TASK DESCRIPTION:
Retype the whole listing verbatim and keep the pictures out of it.

-- Begin --

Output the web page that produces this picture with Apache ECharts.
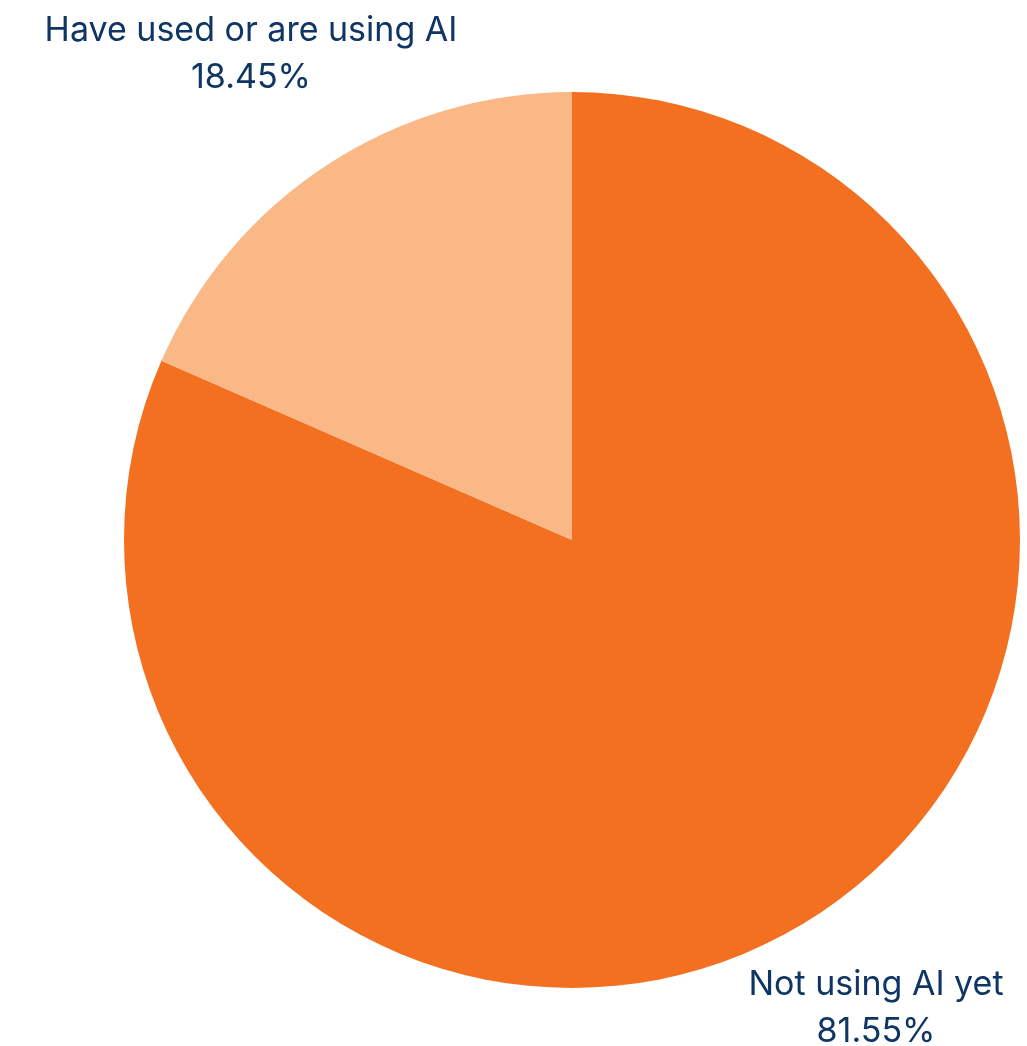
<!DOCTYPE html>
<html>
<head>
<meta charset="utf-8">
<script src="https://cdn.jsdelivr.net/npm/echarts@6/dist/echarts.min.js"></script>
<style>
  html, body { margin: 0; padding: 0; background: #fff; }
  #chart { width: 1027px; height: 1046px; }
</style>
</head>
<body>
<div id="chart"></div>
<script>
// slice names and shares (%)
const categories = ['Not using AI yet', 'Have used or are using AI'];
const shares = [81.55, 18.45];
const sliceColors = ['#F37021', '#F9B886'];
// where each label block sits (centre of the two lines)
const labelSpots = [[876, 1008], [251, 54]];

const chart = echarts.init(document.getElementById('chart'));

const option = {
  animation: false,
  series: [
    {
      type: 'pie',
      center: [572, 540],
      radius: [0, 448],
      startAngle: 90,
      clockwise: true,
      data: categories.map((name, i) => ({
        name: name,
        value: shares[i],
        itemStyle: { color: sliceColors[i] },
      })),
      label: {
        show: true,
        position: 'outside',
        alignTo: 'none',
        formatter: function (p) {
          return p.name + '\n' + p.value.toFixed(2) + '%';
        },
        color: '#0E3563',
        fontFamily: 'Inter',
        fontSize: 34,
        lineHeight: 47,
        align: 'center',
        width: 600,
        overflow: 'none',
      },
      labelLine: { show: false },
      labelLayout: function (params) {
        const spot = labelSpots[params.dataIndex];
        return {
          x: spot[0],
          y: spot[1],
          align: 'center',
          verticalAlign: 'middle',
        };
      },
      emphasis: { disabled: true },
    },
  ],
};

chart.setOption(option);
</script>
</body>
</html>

-- End --

PROBLEM SOLUTION:
Output the web page that produces this picture with Apache ECharts.
<!DOCTYPE html>
<html>
<head>
<meta charset="utf-8">
<script src="https://cdn.jsdelivr.net/npm/echarts@6/dist/echarts.min.js"></script>
<style>
  html, body { margin: 0; padding: 0; background: #fff; }
  #chart { width: 1027px; height: 1046px; }
</style>
</head>
<body>
<div id="chart"></div>
<script>
// slice names and shares (%)
const categories = ['Not using AI yet', 'Have used or are using AI'];
const shares = [81.55, 18.45];
const sliceColors = ['#F37021', '#F9B886'];
// where each label block sits (centre of the two lines)
const labelSpots = [[876, 1008], [251, 54]];

const chart = echarts.init(document.getElementById('chart'));

const option = {
  animation: false,
  series: [
    {
      type: 'pie',
      center: [572, 540],
      radius: [0, 448],
      startAngle: 90,
      clockwise: true,
      data: categories.map((name, i) => ({
        name: name,
        value: shares[i],
        itemStyle: { color: sliceColors[i] },
      })),
      label: {
        show: true,
        position: 'outside',
        alignTo: 'none',
        formatter: function (p) {
          return p.name + '\n' + p.value.toFixed(2) + '%';
        },
        color: '#0E3563',
        fontFamily: 'Inter',
        fontSize: 34,
        lineHeight: 47,
        align: 'center',
        width: 600,
        overflow: 'none',
      },
      labelLine: { show: false },
      labelLayout: function (params) {
        const spot = labelSpots[params.dataIndex];
        return {
          x: spot[0],
          y: spot[1],
          align: 'center',
          verticalAlign: 'middle',
        };
      },
      emphasis: { disabled: true },
    },
  ],
};

chart.setOption(option);
</script>
</body>
</html>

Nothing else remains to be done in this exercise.